Preference Formation in Consumer Research

Preferences are, most prominently, analyzed in consumer research on attitudes, impression formation, and decision making. The literature offers a continuum where preferences range from consistent, meaningful, and relatively long lasting to nebulous, spontaneously constructed, and unreliable.

In cognitive consumer theory, preferences are conceptualized as the subjective counterparts of object utilities. Both preferences and utilities are understood by decomposing the overall utilities into elementary complements. A preference of X over Y can here be fully explained by the weighted preferences for the components of X and Y. To change a given preference, it is first necessary to identify the features of the object and then try to influence the person's evaluation of these features. Following this tradition, preference formation is seen as a crucial step in the multistage process of consumer decision making: to make a choice from an assortment of product or service alternatives, the key is that consumers have well-developed preferences regarding attribute levels and have formulated tradeoffs on the relative importance of these attributes.

A contrasting view suggests that consumers do not have well-developed preference functions prior to entering the market, except for some basic and frequently encountered products.
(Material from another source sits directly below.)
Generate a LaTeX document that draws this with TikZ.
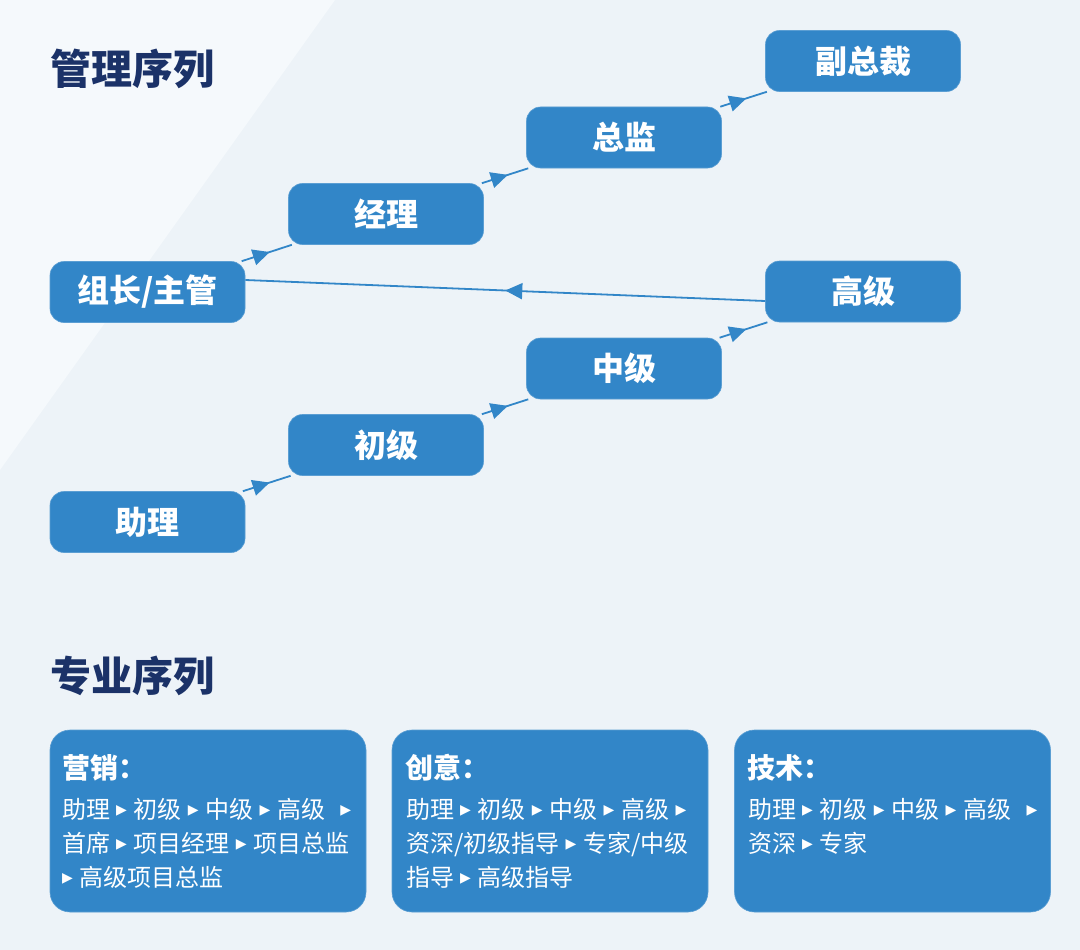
\documentclass[tikz,border=0pt]{standalone}
\usepackage{fontspec}
\setmainfont{Noto Sans CJK SC}
\newfontfamily\symfont{DejaVu Sans}
\usetikzlibrary{arrows.meta,decorations.markings,calc}
\definecolor{bgA}{HTML}{EDF3F8}
\definecolor{bgB}{HTML}{F5F9FC}
\definecolor{boxblue}{HTML}{3286C8}
\definecolor{navy}{HTML}{1B3268}
\newcommand\tri{\hspace{6pt}\raisebox{4pt}{\fontsize{14pt}{14pt}\selectfont\symfont ▶}\hspace{7pt}}
\begin{document}
\begin{tikzpicture}[x=1pt,y=-1pt,
  mgr/.style={fill=boxblue, draw=boxblue!80!white, line width=0.6pt, rounded corners=14pt,
    minimum width=195pt, minimum height=61pt, inner sep=0pt, text=white,
    font=\fontsize{32pt}{32pt}\selectfont\bfseries},
  link/.style={draw=boxblue, color=boxblue, line width=1.8pt, postaction={decorate},
    decoration={markings, mark=at position #1 with {\arrow{Triangle[length=17pt,width=16pt]}}}},
  link/.default=0.56,
  sect/.style={text=navy, inner sep=0pt, anchor=west, font=\fontsize{41pt}{41pt}\selectfont\bfseries},
  pbox/.style={fill=boxblue, draw=boxblue!80!white, line width=0.6pt, rounded corners=20pt,
    minimum width=316pt, minimum height=182pt, inner sep=0pt},
  ptitle/.style={text=white, inner sep=0pt, anchor=base west, font=\fontsize{28pt}{28pt}\selectfont\bfseries},
  pline/.style={text=white, inner sep=0pt, anchor=base west, font=\fontsize{24pt}{34pt}\selectfont}
]
\useasboundingbox (0,0) rectangle (1080,950);
\fill[bgA] (0,0) rectangle (1080,950);
\fill[bgB] (0,0) -- (335,0) -- (0,470) -- cycle;

% section titles
\node[sect] (t1) at (50,69) {管理序列};
\node[sect] (t2) at (50,676) {专业序列};

% management ladder
\node[mgr] (zz) at (147.5,292) {组长/主管};
\node[mgr] (jl) at (386,214) {经理};
\node[mgr] (zj) at (624,137.5) {总监};
\node[mgr] (fz) at (863,61) {副总裁};
\node[mgr] (gj) at (863,291.5) {高级};
\node[mgr] (zh) at (624,368.5) {中级};
\node[mgr] (cj) at (386,445) {初级};
\node[mgr] (zl) at (147.5,522) {助理};

\draw[link] (zz) -- (jl);
\draw[link] (jl) -- (zj);
\draw[link] (zj) -- (fz);
\draw[link] (zl) -- (cj);
\draw[link] (cj) -- (zh);
\draw[link] (zh) -- (gj);
\draw[link=0.5] ($(gj.west)+(0,9.5)$) -- ($(zz.east)+(0,-12)$);

% professional boxes
\node[pbox] (b1) at (208,821) {};
\node[pbox] (b2) at (550,821) {};
\node[pbox] (b3) at (892.5,821) {};

\node[ptitle] (b1t) at (62,778) {营销：};
\node[pline] (b1a) at (62,818) {助理\tri 初级\tri 中级\tri 高级\hspace{9pt}\tri};
\node[pline] (b1b) at (62,852) {首席\tri 项目经理\tri 项目总监};
\node[pline] (b1c) at (62,886) {\hspace{-6pt}\tri 高级项目总监};

\node[ptitle] (b2t) at (405,778) {创意：};
\node[pline] (b2a) at (406,818) {助理\tri 初级\tri 中级\tri 高级\tri};
\node[pline] (b2b) at (406,852) {资深/初级指导\tri 专家/中级};
\node[pline] (b2c) at (406,886) {指导\tri 高级指导};

\node[ptitle] (b3t) at (747,778) {技术：};
\node[pline] (b3a) at (748,818) {助理\tri 初级\tri 中级\tri 高级\hspace{9pt}\tri};
\node[pline] (b3b) at (748,852) {资深\tri 专家};
\end{tikzpicture}
\end{document}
Instead, they usually construct their preferences at the moment of choice and herewith succumb more or less voluntarily and knowingly to a variety of contextual factors and stimuli. The truth lies probably in a synthesis: one can view consumer preference as a combination of context-independent (“inherent”) preferences and context-dependent (“constructed”) preferences. The former are based on long-term dispositions underlying these inherent preferences, assumed to reside within a person over an extended period; they are rather stable and change only slowly over time; the latter, by contrast, change rather quickly, sometimes just due to a stimuli at the point of sale.